Monday, 29 September 2014
Review: Goth Girl and the Fete Worse Than Death by Chris Riddell
Publisher: Macmillan Children's Books
Released: September 25th, 2014
Preparations for the Ghastly-Gorm Garden Party and bake-off are under way. Celebrity cooks are arriving at the hall for the big event and, true to form, Maltravers, the indoor gamekeeper, is acting suspiciously. Elsewhere at Ghastly-Gorm Ada's wardrobe-dwelling lady's maid Marylebone has received a marriage proposal. Ada vows to aid the course of true love and find out what Maltravers is up to, but amidst all this activity, everyone, including her father, appears to have forgotten her birthday!
I absolutely love this series about Ada Goth and the strange goings on at Ghastly-Gorm Hall. Not only is it funny and gothic, it's also beautifully illustrated and full of characters that I wish were real. They're all just so entertaining, with personalities that jump off the page and work their way into your thoughts. I have a particular soft spot for Lord Goth and his ramblers' verse, but that's enough of that!
Goth Girl and the Fete Worst Than Death can be read as a standalone or as part of the series, though obviously I'd strongly recommend reading Goth Girl and the Ghost of a Mouse first, simply because it's one of the best children's books I've read. In this second instalment, Ghastly-Gorm Hall is preparing for the Full-Moon Fete and the Great Ghastly-Gorm Bake Off. Everyone is involved, complete strangers are showing up at the door every day, Ada's lady's maid Marylebone has a secret to share and Ada is feeling a bit left out - nobody seems to remember it's almost her birthday. Just when you thought things couldn't get any stranger, they do!
Chris Riddell has a fantastic sense of humour that shines through his writing on every page. Whether it's naming his Bake Off cooks things like Nigellina Sugarspoon and Gordon Ramsgate, or having a family of possible vampires called The Glum-Stokers, there's a lot of laughs here and clever ones too. I chuckled out loud to myself several times, and that to me is the sign of a good children's book.
The illustrations are as much a part of this book as the text, and they really are an absolute treat to look at. Riddell's signature style is here, of course, and every single character gets some page time. There's nothing left to the imagination, not even the London newspaper, and that's one of the things I love most about these books. It's also so well presented than anyone browsing a bookshelf would have no choice but to grab it for a closer look and, in keeping with the first book, there's even a secret little book at the very end!

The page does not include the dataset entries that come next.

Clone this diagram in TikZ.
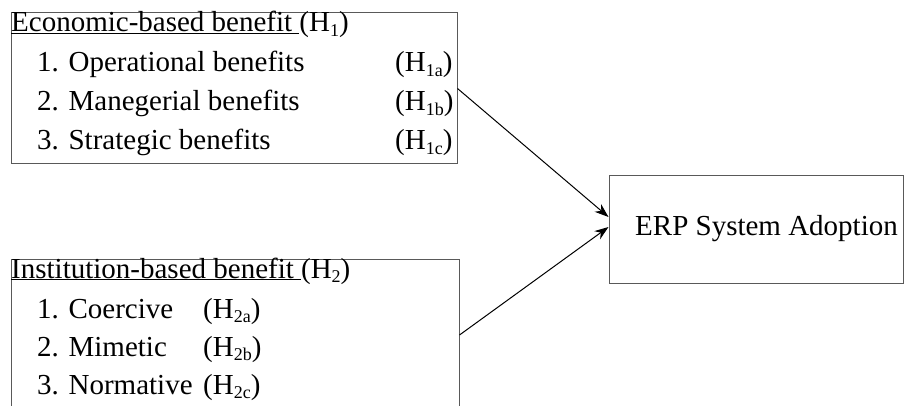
\documentclass[tikz,border=0pt]{standalone}
\usepackage{fontspec}
\setmainfont{Liberation Serif}
\usetikzlibrary{arrows.meta}
\newcommand\hsub[1]{\raisebox{-4.5pt}{\fontsize{18}{18}\selectfont #1}}
\begin{document}
\begin{tikzpicture}[x=1pt, y=-1pt, font=\fontsize{29}{39}\selectfont,
  box/.style={draw=black!65, line width=1pt, inner sep=0},
  txt/.style={anchor=base west, inner sep=0},
  >={Stealth[length=14pt, width=10pt]}]
  \useasboundingbox (0,0) rectangle (904,406);
  % the three boxes
  \node[box, minimum width=446, minimum height=151] (eco) at (234,88.5) {};
  \node[box, minimum width=448, minimum height=152] (ins) at (235,335) {};
  \node[box, minimum width=294, minimum height=107] (erp) at (756,229.5) {};
  % economic-based benefit
  \node[txt] (ecoh) at (11,32) {\underline{Economic-based benefit }(H\hsub{1})};
  \node[txt] (eco1) at (37,72) {1. Operational benefits};
  \node[txt] (eco2) at (37,111) {2. Manegerial benefits};
  \node[txt] (eco3) at (37,150) {3. Strategic benefits};
  \node[txt] (eco1h) at (395,72) {(H\hsub{1a})};
  \node[txt] (eco2h) at (395,111) {(H\hsub{1b})};
  \node[txt] (eco3h) at (395,150) {(H\hsub{1c})};
  % institution-based benefit
  \node[txt] (insh) at (11,278) {\underline{Institution-based benefit }(H\hsub{2})};
  \node[txt] (ins1) at (37,318) {1. Coercive};
  \node[txt] (ins2) at (37,356) {2. Mimetic};
  \node[txt] (ins3) at (37,394) {3. Normative};
  \node[txt] (ins1h) at (203,318) {(H\hsub{2a})};
  \node[txt] (ins2h) at (203,356) {(H\hsub{2b})};
  \node[txt] (ins3h) at (203,394) {(H\hsub{2c})};
  % adoption
  \node[txt] (erpt) at (635,235) {ERP System Adoption};
  \draw[->, line width=1pt] (eco.east) -- ([yshift=12.5pt]erp.west);
  \draw[->, line width=1pt] (ins.east) -- ([yshift=2.5pt]erp.west);
\end{tikzpicture}
\end{document}
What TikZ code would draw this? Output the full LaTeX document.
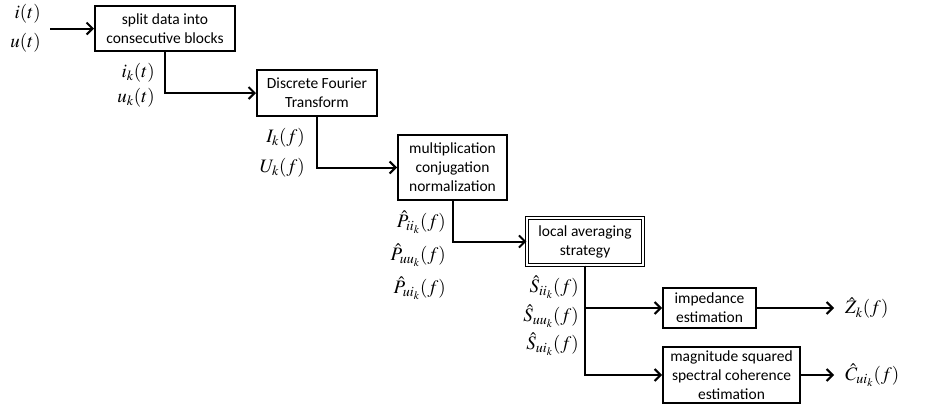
\documentclass[tikz,border=0pt]{standalone}
\usepackage{mathptmx}
\usepackage{fontspec}
\setsansfont{Carlito}
\usetikzlibrary{arrows.meta}
\begin{document}
\begin{tikzpicture}[x=1pt,y=-1pt,
  box/.style={draw, line width=2pt, align=center, inner sep=0pt,
    font=\sffamily\fontsize{15.5}{19}\selectfont},
  dbox/.style={box, line width=1.2pt, double, double distance=1.4pt},
  conn/.style={line width=2pt, -{Straight Barb[length=6pt,width=12pt]}},
  lab/.style={inner sep=0pt, font=\fontsize{19}{22}\selectfont}]
\useasboundingbox (0,0) rectangle (927,410);
\node[box, minimum width=140pt, minimum height=45pt] (b1) at (165,28.5) {split data into\\consecutive blocks};
\node[box, minimum width=120pt, minimum height=46pt] (b2) at (317,93) {Discrete Fourier\\Transform};
\node[box, minimum width=109pt, minimum height=65pt] (b3) at (452.5,167.5) {multiplication\\conjugation\\normalization};
\node[dbox, minimum width=116pt, minimum height=47pt] (b4) at (585,241.5) {local averaging\\strategy};
\node[box, minimum width=93pt, minimum height=40pt] (b5) at (709.5,308) {impedance\\estimation};
\node[box, minimum width=137pt, minimum height=56pt] (b6) at (731.5,375) {magnitude squared\\spectral coherence\\estimation};

\coordinate (in) at (50,28.5);
\node[lab, anchor=east] (l1) at (41,14) {$i(t)$};
\node[lab, anchor=east] (l2) at (41,43) {$u(t)$};
\node[lab, anchor=east] (l3) at (155,73) {$i_k(t)$};
\node[lab, anchor=east] (l4) at (155,98) {$u_k(t)$};
\node[lab, anchor=east] (l5) at (305,138) {$I_k(f)$};
\node[lab, anchor=east] (l6) at (305,168) {$U_k(f)$};
\node[lab, anchor=east] (l7) at (446,222) {$\hat{P}_{ii_k}(f)$};
\node[lab, anchor=east] (l8) at (446,255) {$\hat{P}_{uu_k}(f)$};
\node[lab, anchor=east] (l9) at (446,288) {$\hat{P}_{ui_k}(f)$};
\node[lab, anchor=east] (l10) at (579,287) {$\hat{S}_{ii_k}(f)$};
\node[lab, anchor=east] (l11) at (579,316) {$\hat{S}_{uu_k}(f)$};
\node[lab, anchor=east] (l12) at (579,344) {$\hat{S}_{ui_k}(f)$};
\node[lab, anchor=west] (z) at (845,308) {$\hat{Z}_k(f)$};
\node[lab, anchor=west] (c) at (845,375) {$\hat{C}_{ui_k}(f)$};

\draw[conn] (in) -- (b1.west);
\draw[conn] (b1.south) |- (b2.west);
\draw[conn] (b2.south) |- (b3.west);
\draw[conn] (b3.south) |- (b4.west);
\draw[conn] (b4.south) |- (b5.west);
\draw[conn] (b4.south) |- (b6.west);
\draw[conn, shorten >=11pt] (b5.east) -- (z.west);
\draw[conn, shorten >=11pt] (b6.east) -- (c.west);
\end{tikzpicture}
\end{document}
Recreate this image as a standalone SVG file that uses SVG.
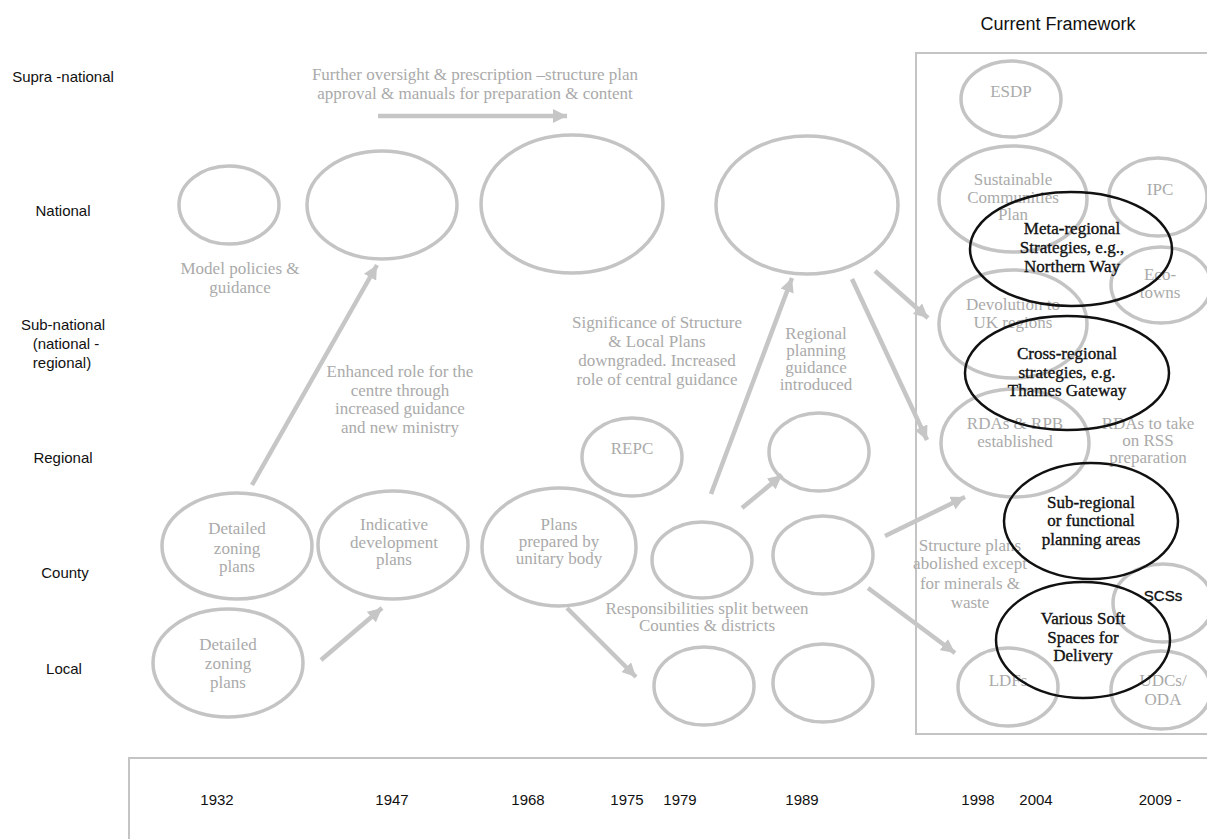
<svg xmlns="http://www.w3.org/2000/svg" width="1207" height="839" viewBox="0 0 1207 839">
<style>
  .lbl{font-family:"Liberation Sans",Arial,sans-serif;font-size:15px;fill:#111;text-anchor:middle}
  .yr{font-family:"Liberation Sans",Arial,sans-serif;font-size:15px;fill:#111;text-anchor:middle}
  .g{font-family:"Liberation Serif","Times New Roman",serif;font-size:17px;fill:#aaaaaa;text-anchor:middle}
  .b{font-family:"Liberation Serif","Times New Roman",serif;font-size:17px;fill:#111;stroke:#111;stroke-width:0.35;text-anchor:middle}
  .ge{fill:none;stroke:#c4c4c4;stroke-width:3.5}
  .be{fill:none;stroke:#111;stroke-width:2.5}
  .arr{fill:none;stroke:#c6c6c6;stroke-width:4.5;marker-end:url(#ah)}
  .box{fill:none;stroke:#c4c4c4;stroke-width:2}
</style>
<defs>
  <marker id="ah" markerUnits="userSpaceOnUse" markerWidth="16" markerHeight="14" refX="14" refY="7" orient="auto">
    <path d="M0,0 L14,7 L0,14 z" fill="#c6c6c6"/>
  </marker>
</defs>
<rect width="1207" height="839" fill="#fff"/>

<g id="level-labels">
  <text class="lbl" x="63" y="82">Supra -national</text>
  <text class="lbl" x="63" y="216">National</text>
  <text class="lbl" x="63" y="330">Sub-national</text>
  <text class="lbl" x="66" y="349">(national  -</text>
  <text class="lbl" x="62" y="368">regional)</text>
  <text class="lbl" x="63" y="463">Regional</text>
  <text class="lbl" x="65" y="578">County</text>
  <text class="lbl" x="64" y="674">Local</text>
</g>

<g id="timeline">
  <path class="box" d="M1210,758 H129 V845"/>
  <text class="yr" x="217" y="805">1932</text>
  <text class="yr" x="392" y="805">1947</text>
  <text class="yr" x="528" y="805">1968</text>
  <text class="yr" x="627" y="805">1975</text>
  <text class="yr" x="680" y="805">1979</text>
  <text class="yr" x="802" y="805">1989</text>
  <text class="yr" x="978" y="805">1998</text>
  <text class="yr" x="1036" y="805">2004</text>
  <text class="yr" x="1160" y="805">2009  -</text>
</g>

<g id="current-framework">
  <text class="lbl" x="1058" y="30" style="font-size:18px">Current Framework</text>
  <path class="box" d="M1210,53 H916 V734 H1210"/>
</g>

<g id="connectors">
  <line class="arr" x1="378" y1="116" x2="567" y2="116"/>
  <line class="arr" x1="252" y1="485" x2="377" y2="265"/>
  <line class="arr" x1="321" y1="660" x2="382" y2="608"/>
  <line class="arr" x1="567" y1="608" x2="636" y2="677"/>
  <line class="arr" x1="711" y1="494" x2="792" y2="278"/>
  <line class="arr" x1="742" y1="508" x2="782" y2="475"/>
  <line class="arr" x1="852" y1="279" x2="927" y2="440"/>
  <line class="arr" x1="875" y1="271" x2="928" y2="318"/>
  <line class="arr" x1="885" y1="536" x2="965" y2="497"/>
  <line class="arr" x1="868" y1="588" x2="955" y2="653"/>
</g>

<g id="note-oversight">
  <text class="g" x="475" y="80">Further oversight &amp; prescription –structure plan</text>
  <text class="g" x="475" y="99">approval &amp; manuals for preparation &amp; content</text>
</g>
<g id="note-model">
  <text class="g" x="240" y="274">Model policies &amp;</text>
  <text class="g" x="240" y="293">guidance</text>
</g>
<g id="note-enhanced">
  <text class="g" x="400" y="377">Enhanced role for the</text>
  <text class="g" x="400" y="396">centre through</text>
  <text class="g" x="400" y="414">increased guidance</text>
  <text class="g" x="400" y="433">and new ministry</text>
</g>
<g id="note-significance">
  <text class="g" x="657" y="328">Significance of Structure</text>
  <text class="g" x="657" y="347">&amp; Local Plans</text>
  <text class="g" x="657" y="366">downgraded. Increased</text>
  <text class="g" x="657" y="385">role of central guidance</text>
</g>
<g id="note-rpg">
  <text class="g" x="816" y="339">Regional</text>
  <text class="g" x="816" y="356">planning</text>
  <text class="g" x="816" y="373">guidance</text>
  <text class="g" x="816" y="390">introduced</text>
</g>
<g id="note-split">
  <text class="g" x="707" y="614">Responsibilities split between</text>
  <text class="g" x="707" y="631">Counties &amp; districts</text>
</g>
<g id="note-structure-abolished">
  <text class="g" x="970" y="551">Structure plans</text>
  <text class="g" x="970" y="569">abolished except</text>
  <text class="g" x="970" y="589">for minerals &amp;</text>
  <text class="g" x="970" y="608">waste</text>
</g>
<g id="note-rdas-rss">
  <text class="g" x="1148" y="429">RDAs to take</text>
  <text class="g" x="1148" y="446">on RSS</text>
  <text class="g" x="1148" y="463">preparation</text>
</g>

<g id="n-national-1932"><ellipse class="ge" cx="229" cy="205" rx="50" ry="39"/></g>
<g id="n-national-1947"><ellipse class="ge" cx="382" cy="205" rx="75" ry="54"/></g>
<g id="n-national-1968"><ellipse class="ge" cx="572" cy="204" rx="91" ry="69"/></g>
<g id="n-national-1989"><ellipse class="ge" cx="807" cy="205" rx="91" ry="69"/></g>

<g id="n-county-1932">
  <ellipse class="ge" cx="237" cy="546" rx="75" ry="53"/>
  <text class="g" x="237" y="534">Detailed</text>
  <text class="g" x="237" y="554">zoning</text>
  <text class="g" x="237" y="572">plans</text>
</g>
<g id="n-county-1947">
  <ellipse class="ge" cx="393" cy="545" rx="75" ry="54"/>
  <text class="g" x="394" y="530">Indicative</text>
  <text class="g" x="394" y="548">development</text>
  <text class="g" x="394" y="565">plans</text>
</g>
<g id="n-county-1968">
  <ellipse class="ge" cx="559" cy="547" rx="77" ry="59"/>
  <text class="g" x="559" y="530">Plans</text>
  <text class="g" x="559" y="547">prepared by</text>
  <text class="g" x="559" y="564">unitary body</text>
</g>
<g id="n-local-1932">
  <ellipse class="ge" cx="228" cy="663" rx="75" ry="54"/>
  <text class="g" x="228" y="650">Detailed</text>
  <text class="g" x="228" y="669">zoning</text>
  <text class="g" x="228" y="688">plans</text>
</g>
<g id="n-repc">
  <ellipse class="ge" cx="632" cy="457" rx="50" ry="39"/>
  <text class="g" x="632" y="454">REPC</text>
</g>
<g id="n-regional-1989"><ellipse class="ge" cx="819" cy="452" rx="50" ry="39"/></g>
<g id="n-county-1979"><ellipse class="ge" cx="702" cy="560" rx="50" ry="38"/></g>
<g id="n-county-1989"><ellipse class="ge" cx="823" cy="555" rx="50" ry="39"/></g>
<g id="n-local-1979"><ellipse class="ge" cx="704" cy="686" rx="50" ry="39"/></g>
<g id="n-local-1989"><ellipse class="ge" cx="823" cy="683" rx="50" ry="39"/></g>

<g id="n-esdp">
  <ellipse class="ge" cx="1011" cy="99" rx="50" ry="38"/>
  <text class="g" x="1011" y="97">ESDP</text>
</g>
<g id="n-scp">
  <ellipse class="ge" cx="1013" cy="199" rx="74" ry="53"/>
  <text class="g" x="1013" y="185">Sustainable</text>
  <text class="g" x="1013" y="203">Communities</text>
  <text class="g" x="1013" y="220">Plan</text>
</g>
<g id="n-ipc">
  <ellipse class="ge" cx="1158" cy="197" rx="49" ry="39"/>
  <text class="g" x="1160" y="195">IPC</text>
</g>
<g id="n-ecotowns">
  <ellipse class="ge" cx="1161" cy="285" rx="50" ry="38"/>
  <text class="g" x="1160" y="280">Eco-</text>
  <text class="g" x="1160" y="298">towns</text>
</g>
<g id="n-devolution">
  <ellipse class="ge" cx="1013" cy="324" rx="74" ry="54"/>
  <text class="g" x="1013" y="310">Devolution to</text>
  <text class="g" x="1013" y="328">UK regions</text>
</g>
<g id="n-rdas">
  <ellipse class="ge" cx="1015" cy="443" rx="74" ry="54"/>
  <text class="g" x="1015" y="429">RDAs &amp; RPB</text>
  <text class="g" x="1015" y="447">established</text>
</g>
<g id="n-scss">
  <ellipse class="ge" cx="1163" cy="603" rx="50" ry="39"/>
  <text class="b" x="1163" y="601" style="font-family:'Liberation Sans',Arial,sans-serif;font-size:15px">SCSs</text>
</g>
<g id="n-ldfs">
  <ellipse class="ge" cx="1008" cy="687" rx="50" ry="39"/>
  <text class="g" x="1008" y="686">LDFs</text>
</g>
<g id="n-udcs">
  <ellipse class="ge" cx="1161" cy="690" rx="50" ry="39"/>
  <text class="g" x="1163" y="686">UDCs/</text>
  <text class="g" x="1163" y="705">ODA</text>
</g>

<g id="n-meta-regional">
  <ellipse class="be" cx="1071" cy="249" rx="101" ry="57"/>
  <text class="b" x="1072" y="234">Meta-regional</text>
  <text class="b" x="1072" y="253">Strategies, e.g.,</text>
  <text class="b" x="1072" y="272">Northern Way</text>
</g>
<g id="n-cross-regional">
  <ellipse class="be" cx="1067" cy="373" rx="102" ry="57"/>
  <text class="b" x="1067" y="359">Cross-regional</text>
  <text class="b" x="1067" y="378">strategies, e.g.</text>
  <text class="b" x="1067" y="396">Thames Gateway</text>
</g>
<g id="n-sub-regional">
  <ellipse class="be" cx="1091" cy="521" rx="87" ry="58"/>
  <text class="b" x="1091" y="508">Sub-regional</text>
  <text class="b" x="1091" y="526">or functional</text>
  <text class="b" x="1091" y="545">planning areas</text>
</g>
<g id="n-soft-spaces">
  <ellipse class="be" cx="1083" cy="640" rx="87" ry="58"/>
  <text class="b" x="1083" y="624">Various Soft</text>
  <text class="b" x="1083" y="643">Spaces for</text>
  <text class="b" x="1083" y="661">Delivery</text>
</g>
</svg>
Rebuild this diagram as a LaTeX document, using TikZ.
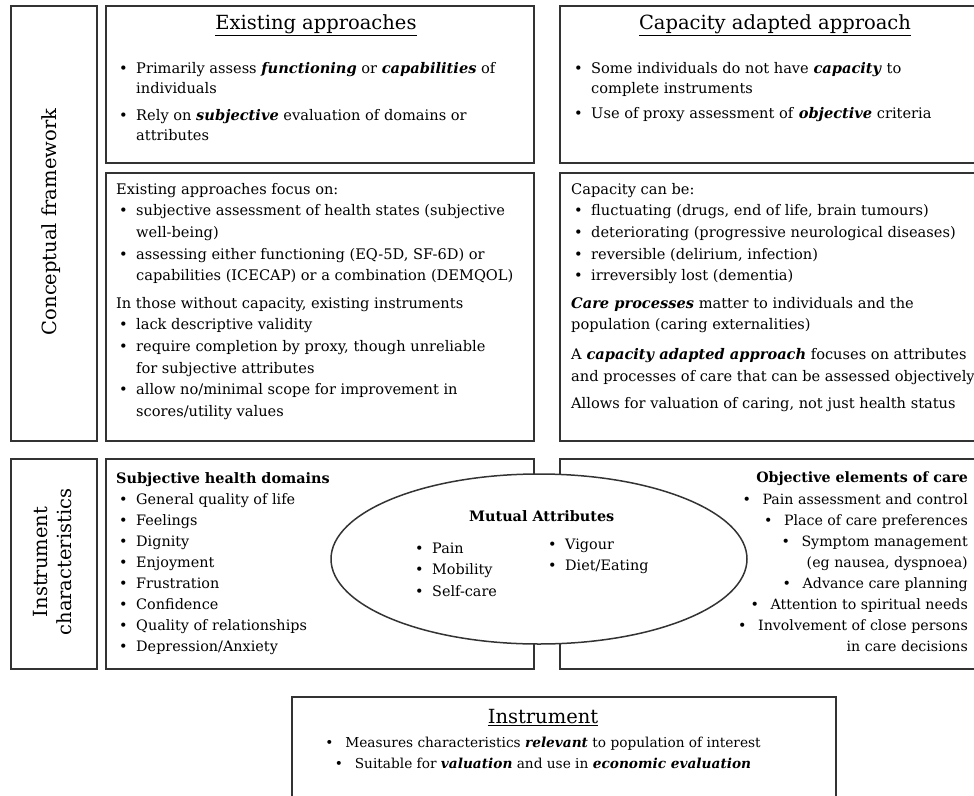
\documentclass[tikz,border=0pt]{standalone}
\usepackage{fontspec}
\setmainfont{DejaVu Serif}
\usetikzlibrary{positioning,shapes.geometric}

\newcommand{\bul}{\hspace*{3pt}\makebox[17pt][l]{\textbullet}}
\newcommand{\ind}{\hspace*{20pt}}
\newcommand{\emp}[1]{\textbf{\textit{#1}}}
\newcommand{\rbul}{\makebox[20pt][l]{\textbullet}}

\begin{document}
\begin{tikzpicture}[x=1pt, y=-1pt,
    panel/.style={draw=black!80, line width=1.5pt, anchor=north west, inner sep=0pt},
    body/.style={anchor=north west, align=left, inner sep=0pt, font=\fontsize{14.6}{20}\selectfont},
    wide/.style={body, font=\fontsize{14.6}{21.6}\selectfont},
    list/.style={body, font=\fontsize{14.4}{21.1}\selectfont},
    head/.style={inner sep=0pt, font=\fontsize{19.5}{24}\selectfont}]
  \useasboundingbox (0,0) rectangle (974,795);
  \clip (0,0) rectangle (974,795);
  \fill[white] (0,0) rectangle (974,795);

  \node[panel, minimum width=86pt,  minimum height=435pt] (cfbox)  at (10,5)    {};
  \node[panel, minimum width=428pt, minimum height=157pt] (exbox)  at (105,5)   {};
  \node[panel, minimum width=432pt, minimum height=157pt] (cabox)  at (559,5)   {};
  \node[panel, minimum width=428pt, minimum height=268pt] (focbox) at (105,172) {};
  \node[panel, minimum width=432pt, minimum height=268pt] (capbox) at (559,172) {};
  \node[panel, minimum width=86pt,  minimum height=210pt] (icbox)  at (10,458)  {};
  \node[panel, minimum width=428pt, minimum height=210pt] (subbox) at (105,458) {};
  \node[panel, minimum width=432pt, minimum height=210pt] (objbox) at (559,458) {};
  \node[panel, minimum width=544pt, minimum height=130pt] (insbox) at (291,696) {};
  \node[ellipse, draw=black!80, line width=1.5pt, fill=white,
        minimum width=416pt, minimum height=170pt] (mutual) at (539,559) {};

  \node[head, rotate=90]               (cftext) at (51,222) {Conceptual framework};
  \node[head, rotate=90, align=center] (ictext) at (53,562) {Instrument\\characteristics};

  \node[head] (extitle)  at (316,25)  {\underline{Existing approaches}};
  \node[head] (catitle)  at (775,25)  {\underline{Capacity adapted approach}};
  \node[head] (institle) at (543,718) {\underline{Instrument}};

  \node[body] (extext) at (116,62) {%
    \bul Primarily assess \emp{functioning} or \emp{capabilities} of\\
    \ind individuals\\[7pt]
    \bul Rely on \emp{subjective} evaluation of domains or\\
    \ind attributes};
  \node[body] (catext) at (571,62) {%
    \bul Some individuals do not have \emp{capacity} to\\
    \ind complete instruments\\[5pt]
    \bul Use of proxy assessment of \emp{objective} criteria};

  \node[wide] (foctext) at (116,183) {%
    Existing approaches focus on:\\
    \bul subjective assessment of health states (subjective\\
    \ind well-being)\\
    \bul assessing either functioning (EQ-5D, SF-6D) or\\
    \ind capabilities (ICECAP) or a combination (DEMQOL)\\[6pt]
    In those without capacity, existing instruments\\
    \bul lack descriptive validity\\
    \bul require completion by proxy, though unreliable\\
    \ind for subjective attributes\\
    \bul allow no/minimal scope for improvement in\\
    \ind scores/utility values};
  \node[wide] (captext) at (571,183) {%
    Capacity can be:\\
    \bul fluctuating (drugs, end of life, brain tumours)\\
    \bul deteriorating (progressive neurological diseases)\\
    \bul reversible (delirium, infection)\\
    \bul irreversibly lost (dementia)\\[6pt]
    \emp{Care processes} matter to individuals and the\\
    population (caring externalities)\\[8pt]
    A \emp{capacity adapted approach} focuses on attributes\\
    and processes of care that can be assessed objectively\\[6pt]
    Allows for valuation of caring, not just health status};

  \node[list] (subtext) at (116,472) {%
    \textbf{Subjective health domains}\\
    \bul General quality of life\\
    \bul Feelings\\
    \bul Dignity\\
    \bul Enjoyment\\
    \bul Frustration\\
    \bul Confidence\\
    \bul Quality of relationships\\
    \bul Depression/Anxiety};
  \node[list, font=\fontsize{14.2}{21.1}\selectfont, anchor=north east, align=right] (objtext) at (968,472) {%
    \textbf{Objective elements of care}\\
    \rbul Pain assessment and control\\
    \rbul Place of care preferences\\
    \rbul Symptom management\\
    (eg nausea, dyspnoea)\\
    \rbul Advance care planning\hspace*{9pt}\\
    \rbul Attention to spiritual needs\\
    \rbul Involvement of close persons\\
    in care decisions};

  \node[list, font=\fontsize{14.4}{21.1}\bfseries] (mutitle) at (469,510) {Mutual Attributes};
  \node[list] (mutleft)  at (412,543) {%
    \bul Pain\\
    \bul Mobility\\
    \bul Self-care};
  \node[list] (mutright) at (545,539) {%
    \bul Vigour\\
    \bul Diet/Eating};

  \node[body, font=\fontsize{13.7}{20.5}\selectfont, anchor=north, align=center] (instext) at (543,737) {%
    \rbul Measures characteristics \emp{relevant} to population of interest\\
    \rbul Suitable for \emp{valuation} and use in \emp{economic evaluation}};
\end{tikzpicture}
\end{document}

I can't possibly say enough good things about this series and I hope it continues for a long time. Ada must have many more stories to tell, and I will be reading them all. The highest commendation I can give this series is to say that it's almost as good as The Raven Mysteries, which is my all-time favourite younger fiction series. Anyone who likes those books will utterly love this one, and you should all read it. The presentation alone is well worth the cover price!